Supernatural shenanigans and high school-aged characters go together like Joss Whedon and comic book franchises. Taking teenage angst and adding a dose of magic or sci-fi is a recipe for success, with countless noteworthy examples. It’s easy to see why. Horror tropes provide the perfect metaphors for many issues that teenagers face – things like addiction, emerging minority and sexual identity, slipping away from childhood, the fear of conformity, and the struggle to fit in – can easily receive fun metaphorical representation with vampires, werewolves, or witches. Araminta Star Matthews’ and Stan Swanson’s Return of the Loving Dead follows this proud tradition, mixing humor, horror, and teenage quirks into a fast-paced and highly entertaining supernatural tale. Lots of those metaphors pop up in Matthews’ and Swanson’s novel, but the one that seems the most relevant, to me at least (and I don’t know if this is the author’s intent), is the challenges of living with a loved one who has special needs.

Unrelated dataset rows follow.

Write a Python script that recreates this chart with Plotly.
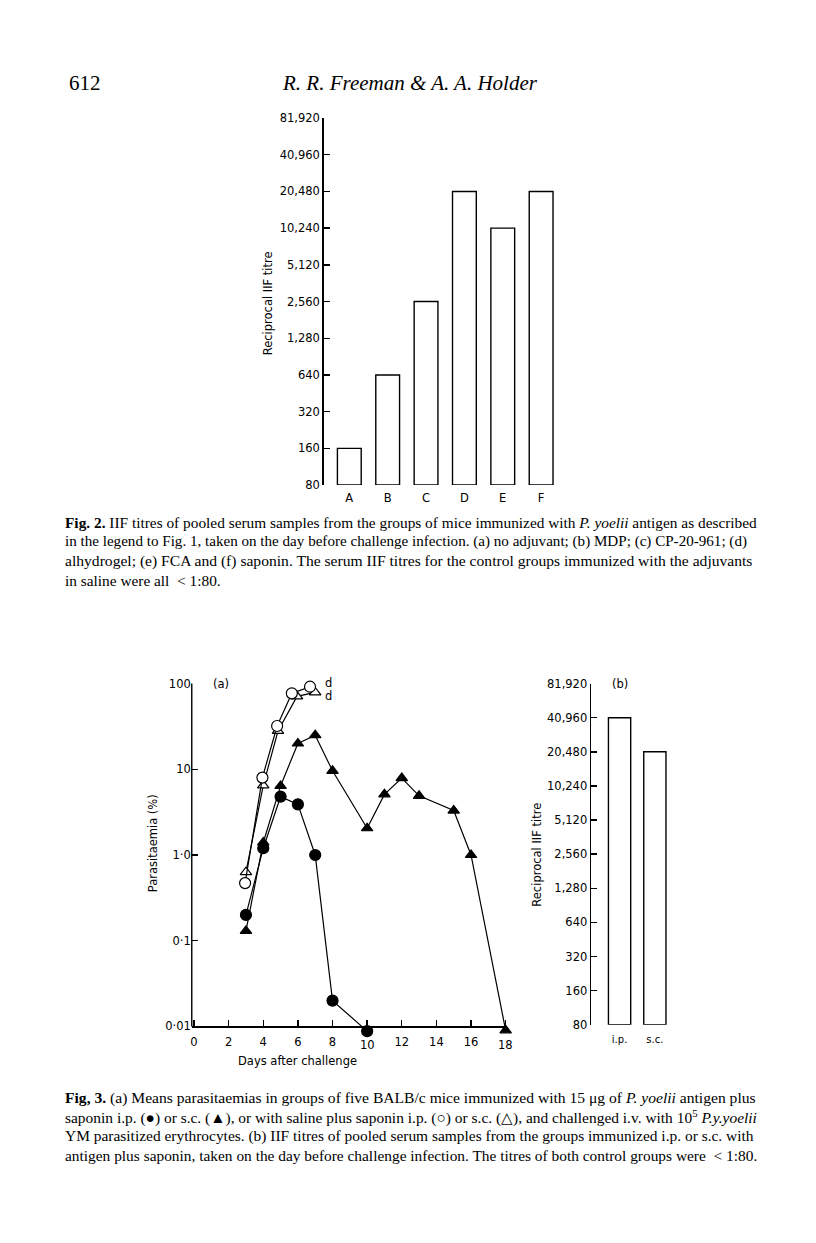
import plotly.graph_objects as go
import math

W, H = 816, 1243
def px(x): return x / W
def py(y): return 1 - y / H

# ---------------- data ----------------
# Fig. 2 : IIF titres per adjuvant group
fig2_groups = ["A", "B", "C", "D", "E", "F"]
fig2_titres = [160, 640, 2560, 20480, 10240, 20480]

titre_ticks = [80, 160, 320, 640, 1280, 2560, 5120, 10240, 20480, 40960, 81920]
titre_labels = ["80", "160", "320", "640", "1,280", "2,560", "5,120",
                "10,240", "20,480", "40,960", "81,920"]

# Fig. 3a : parasitaemia (%) vs days after challenge
days_ip_antigen = [3, 4, 5, 6, 7, 8, 10]
para_ip_antigen = [0.2, 1.2, 4.8, 3.9, 1.0, 0.02, 0.0088]

days_sc_antigen = [3, 4, 5, 6, 7, 8, 10, 11, 12, 13, 15, 16, 18]
para_sc_antigen = [0.13, 1.4, 6.4, 20, 25, 9.6, 2.05, 5.1, 7.9, 4.9, 3.3, 1.0, 0.009]

days_ip_saline = [2.95, 3.95, 4.8, 5.65, 6.7]
para_ip_saline = [0.47, 8.0, 32, 77, 92]

days_sc_saline = [3, 4, 4.85, 5.95, 7]
para_sc_saline = [0.63, 6.5, 28, 71, 79]

para_ticks = [0.01, 0.1, 1, 10, 100]
para_labels = ["0·01", "0·1", "1·0", "10", "100"]
day_ticks = [0, 2, 4, 6, 8, 12, 14, 16]
day_labels = ["0", "2", "4", "6", "8", "12", "14", "16"]
day_ticks_low = [10, 18]          # labels drawn lower, below the markers

# Fig. 3b : IIF titres by route
fig3b_routes = ["i.p.", "s.c."]
fig3b_titres = [40960, 20480]

# ---------------- figure ----------------
SANS = "DejaVu Sans"
SERIF = "Liberation Serif"
tickfont = dict(family=SANS, size=11.5, color="black")
LW = 1.4

fig = go.Figure()

bar_style = dict(marker=dict(color="white", line=dict(color="black", width=LW)),
                 showlegend=False, hoverinfo="skip")

fig.add_trace(go.Bar(x=fig2_groups, y=[v - 80 for v in fig2_titres], base=80,
                     width=0.62, xaxis="x", yaxis="y", **bar_style))

fig.add_trace(go.Bar(x=fig3b_routes, y=[v - 80 for v in fig3b_titres], base=80,
                     width=0.63, xaxis="x3", yaxis="y3", **bar_style))

def series(xs, ys, symbol, fill):
    fig.add_trace(go.Scatter(
        x=xs, y=ys, mode="lines+markers", xaxis="x2", yaxis="y2",
        line=dict(color="black", width=1.2),
        marker=dict(symbol=symbol, size=11 if symbol == "circle" else 10,
                    color=fill, line=dict(color="black", width=1.2)),
        cliponaxis=False, showlegend=False, hoverinfo="skip"))

series(days_sc_saline, para_sc_saline, "triangle-up", "white")
series(days_ip_saline, para_ip_saline, "circle", "white")
series(days_sc_antigen, para_sc_antigen, "triangle-up", "black")
series(days_ip_antigen, para_ip_antigen, "circle", "black")

axis_common = dict(showgrid=False, zeroline=False, color="black",
                   linecolor="black", linewidth=LW, tickfont=tickfont,
                   ticks="inside", ticklen=6, tickwidth=LW, tickcolor="black",
                   fixedrange=True)

# y-scale of Fig 3a: 100 at y=684.3px, 0.01 at y=1031px ; extend a little below 0.01
dec_px = (1031 - 684.3) / 4.0
y3a_bottom_px = 1040
y3a_low = -2 - (y3a_bottom_px - 1031) / dec_px

fig.update_layout(
    width=W, height=H, margin=dict(l=0, r=0, t=0, b=0),
    paper_bgcolor="white", plot_bgcolor="rgba(0,0,0,0)",
    bargap=0,
    xaxis=dict(domain=[px(323), px(560)], range=[-0.67, 5.5], anchor="y",
               showline=False, ticks="", tickfont=tickfont, showgrid=False,
               zeroline=False, type="category", ticklabelstandoff=4),
    yaxis=dict(domain=[py(483.5), py(112.3)], type="log",
               range=[math.log10(80), math.log10(81920)], anchor="x",
               showline=True, tickmode="array", tickvals=titre_ticks,
               ticktext=titre_labels, **axis_common),
    xaxis2=dict(domain=[px(191), px(507)], range=[-0.13, 18.1], anchor="free",
                position=py(1031), showline=True, tickmode="array",
                tickvals=day_ticks, ticktext=day_labels, ticklabelstandoff=4,
                minor=dict(tickmode="array", tickvals=day_ticks_low, ticks="inside",
                           ticklen=6, tickwidth=LW, tickcolor="black", showgrid=False),
                **axis_common),
    yaxis2=dict(domain=[py(y3a_bottom_px), py(684.3)], type="log", range=[y3a_low, 2],
                anchor="x2", showline=False, tickmode="array",
                tickvals=para_ticks, ticktext=para_labels, **axis_common),
    xaxis3=dict(domain=[px(590.7), px(690)], range=[-0.81, 2.0], anchor="y3",
                showline=False, ticks="", tickfont=dict(family=SANS, size=10, color="black"),
                showgrid=False, zeroline=False, type="category", ticklabelstandoff=7),
    yaxis3=dict(domain=[py(1029.3), py(684.3)], type="log",
                range=[math.log10(80), math.log10(81920)], anchor="x3",
                showline=True, tickmode="array", tickvals=titre_ticks,
                ticktext=titre_labels, **axis_common),
)

# vertical axis line of Fig 3a from 0.01 up to 100 (frame only)
fig.add_shape(type="line", xref="paper", yref="paper",
              x0=px(191), x1=px(191), y0=py(1031), y1=py(684.3),
              line=dict(color="black", width=LW))

ann = []
def text(x, y, s, size=11, family=SANS, xanchor="center", yanchor="middle", angle=0):
    ann.append(dict(x=px(x), y=py(y), xref="paper", yref="paper", text=s,
                    showarrow=False, xanchor=xanchor, yanchor=yanchor,
                    textangle=angle, font=dict(family=family, size=size, color="black")))

# header
text(66, 77, "612", size=21, family=SERIF, xanchor="left")
text(410, 77, "<i>R. R. Freeman &amp; A. A. Holder</i>", size=21, family=SERIF)

# axis titles and labels
text(267, 300, "Reciprocal IIF titre", size=11.5, angle=-90)
text(153, 846, "Parasitaemia (%)", size=11.5, angle=-90)
text(297, 1066, "Days after challenge", size=11.5)
for d in day_ticks_low:
    text(191 + (d + 0.13) * (316 / 18.23), 1050, str(d), size=11.5)
text(220, 685, "(a)", size=11.5)
text(620, 685, "(b)", size=11.5)
text(328, 684, "d", size=11.5)
text(328, 697, "d", size=11.5)
text(537, 857, "Reciprocal IIF titre", size=11.5, angle=-90)

# captions (each line sized so that it fills the justified measure)
cap2 = [
    ("<b>Fig. 2.</b> IIF titres of pooled serum samples from the groups of mice immunized with <i>P. yoelii</i> antigen as described", 15.35),
    ("in the legend to Fig. 1, taken on the day before challenge infection. (a) no adjuvant; (b) MDP; (c) CP-20-961; (d)", 15.1),
    ("alhydrogel; (e) FCA and (f) saponin. The serum IIF titres for the control groups immunized with the adjuvants", 15.6),
    ("in saline were all  &lt; 1:80.", 15.35),
]
for i, (s, sz) in enumerate(cap2):
    text(62, 521 + i * 19.6, s, size=sz, family=SERIF, xanchor="left")

cap3 = [
    ("<b>Fig, 3.</b> (a) Means parasitaemias in groups of five BALB/c mice immunized with 15 μg of <i>P. yoelii</i> antigen plus", 15.6),
    ("saponin i.p. (●) or s.c. (▲), or with saline plus saponin i.p. (○) or s.c. (△), and challenged i.v. with 10<sup>5</sup> <i>P.y.yoelii</i>", 15.45),
    ("YM parasitized erythrocytes. (b) IIF titres of pooled serum samples from the groups immunized i.p. or s.c. with", 15.45),
    ("antigen plus saponin, taken on the day before challenge infection. The titres of both control groups were  &lt; 1:80.", 15.4),
]
for i, (s, sz) in enumerate(cap3):
    text(62, 1103 + i * 19.6, s, size=sz, family=SERIF, xanchor="left")

fig.update_layout(annotations=ann)
fig.write_html("out.html", config={"displayModeBar": False, "staticPlot": True},
               post_script="document.body.style.margin='0px';")
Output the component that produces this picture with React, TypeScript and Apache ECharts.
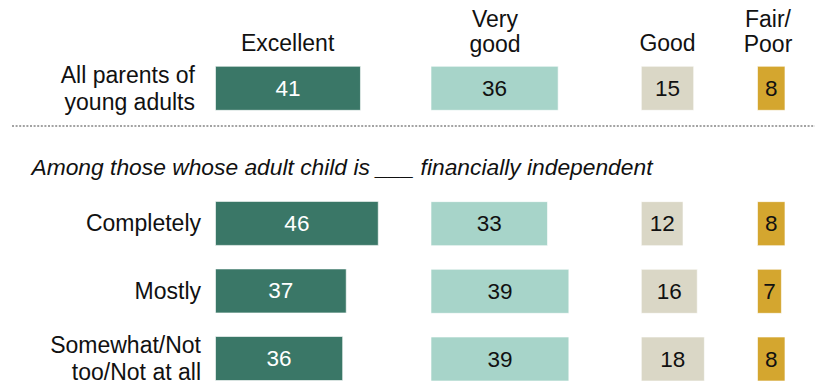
import { useEffect, useRef } from "react";
import * as echarts from "echarts";

const categories = [
  "All parents of\nyoung adults",
  "",
  "Completely",
  "Mostly",
  "Somewhat/Not\ntoo/Not at all",
];
const columnNames = ["Excellent", "Very\ngood", "Good", "Fair/\nPoor"];
const excellent = [41, null, 46, 37, 36];
const veryGood = [36, null, 33, 39, 39];
const good = [15, null, 12, 16, 18];
const fairPoor = [8, null, 8, 7, 8];
const axisMax = [100, 100, 40, 15];
const subtitle = "Among those whose adult child is ___ financially independent";

const FONT = "'Liberation Sans', Arial, sans-serif";
const PX_PER_UNIT = 3.56;
const colLeft = [215, 430.5, 640.8, 757];
const colHeaderX = [287.6, 495, 667.5, 768];
const colColors = ["#3a7767", "#a7d4c9", "#dad7c6", "#d4a62f"];
const labelColors = ["#ffffff", "#111111", "#111111", "#111111"];
const seriesData = [excellent, veryGood, good, fairPoor];

export default function App() {
  const ref = useRef<HTMLDivElement>(null);
  useEffect(() => {
    if (!ref.current) return;
    const chart = echarts.init(ref.current, null, { renderer: "svg" });
    const grids = colLeft.map((l, i) => ({
      left: l,
      width: axisMax[i] * PX_PER_UNIT,
      top: 88.3,
      height: 270.7,
      containLabel: false,
    }));
    const xAxes = colLeft.map((_, i) => ({
      type: "value",
      gridIndex: i,
      min: 0,
      max: axisMax[i],
      show: false,
    }));
    const yAxes = colLeft.map((_, i) => ({
      type: "category",
      gridIndex: i,
      inverse: true,
      boundaryGap: false,
      show: i === 0,
      data: categories.map((c, k) =>
        k === 0 ? { value: c, textStyle: { padding: [0, 6, 6, 0] } } : c
      ),
      axisLine: { show: false },
      axisTick: { show: false },
      splitLine: { show: false },
      axisLabel: {
        show: i === 0,
        margin: 14,
        fontSize: 23,
        lineHeight: 26.5,
        color: "#111",
        fontFamily: FONT,
        align: "right",
      },
    }));
    const series = seriesData.map((d, i) => ({
      type: "bar",
      xAxisIndex: i,
      yAxisIndex: i,
      data: d.map((v) => (v === null ? "-" : v)),
      barWidth: 45,
      itemStyle: {
        color: colColors[i],
        borderColor: "rgba(255,255,255,0.6)",
        borderWidth: 1,
      },
      label: {
        show: true,
        position: "inside",
        color: labelColors[i],
        fontSize: 22.5,
        fontFamily: FONT,
        formatter: "{c}",
      },
      silent: true,
    }));
    const graphic: any[] = columnNames.map((name, i) => ({
      type: "text",
      x: colHeaderX[i],
      y: name.includes("\n") ? 31.5 : 42.5,
      style: {
        text: name,
        fill: "#111",
        font: `23px ${FONT}`,
        lineHeight: 25,
        textAlign: "center",
        textVerticalAlign: "middle",
      },
    }));
    graphic.push({
      type: "line",
      shape: { x1: 12, y1: 126, x2: 815, y2: 126 },
      style: { stroke: "#a3a3a3", lineWidth: 2, lineDash: [2, 1.6] },
    });
    graphic.push({
      type: "text",
      x: 31.5,
      y: 166.5,
      style: {
        text: subtitle,
        fill: "#111",
        font: `italic 22.8px ${FONT}`,
        textAlign: "left",
        textVerticalAlign: "middle",
      },
    });
    chart.setOption({
      animation: false,
      grid: grids,
      xAxis: xAxes,
      yAxis: yAxes,
      series,
      graphic,
    } as any);
    return () => chart.dispose();
  }, []);
  return (
    <div
      ref={ref}
      style={{ position: "absolute", left: 0, top: 0, width: 817, height: 385 }}
    />
  );
}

The story is an interesting look at a post-zombie world. The zombie outbreak has already happened, and been neatly contained – though many people were killed or turned into zombies. The government has stepped in, zombies are kept in internment camps, and everything’s back to normal. Or so it seems. The main character is high school senior Amber Vanderkamp. She’s got a best friend, a quirky goth/punk/wiccan Lesbian named Jasmine, and a sweet, nerdy boyfriend named Zach. But then Zach is bit by a rogue zombie, dies, and comes back as the alliteratively appropriate Zombie Zach. Amber wants to care for her boyfriend and signs a release saying that she has custody over him. Zach’s parents figure that he’s dead for good and allow this to happen, and now Amber has Zach under her care.
The bulk of Return of the Loving Dead is about Amber and Jasmine trying to take care of Zach, and this is where the book mostly resembled the real life struggles of those trying to care for a relative with special needs relative with special needs. Zach had poor motor skills, limited intelligence, and he needs to be fed and cleaned. He also has to be constantly given medication or he’ll revert to feral zombie instincts and start trying to snack on people. Amber and Jasmine try numerous times to ‘cure’ Zach of his zombie existence, with New Age techniques from some of Jasmine’s friends at a local magic supply store, as well as using scientific techniques like hooking him up to a car battery. These attempted cures don’t work too well, and Zach is stuck as a zombie. Additionally, when Amber and Jasmine take Zach out in public, he gets countless odd stares and unwanted attention. Zach gets a lot of hate too, a natural result of people assuming that zombies are still dangerous, and there are attempts on his life from a mysterious would-be zombie killer that adds to the drama.
Obviously, people with special needs are not mindless zombies. The metaphor doesn’t extend particularly far, but it’s nice to have it in the story. Amber and Zach clearly do love each other – even if Zach has trouble expressing that love, and their struggle is strangely heartwarming. Amber and Jasmine’s constant teenage back-and-forth isn’t quite on the level of Joss Whedon, but it’s funny and entertaining nonetheless. Return of the Loving Dead is a little meandering, and I hope the sequel is more tightly plotted, but it does lead to an exciting climax with Amber participating in a fateful performance of Romeo and Juliet at her high school’s theatre.
Return of the Loving Dead is the first book in the Horror High School series, and it ends with a good hook for the next book – the Big Fang Theory, which will probably bring in vampires. At least, I hope it’s vampires, and not copious amounts of canned laughter. But the book concludes with an interesting core cast of characters and promises of more zombie adventure, so I’ll be sure to check that out. I do hope you pick up Return of the Loving Dead, for excellent undead antics.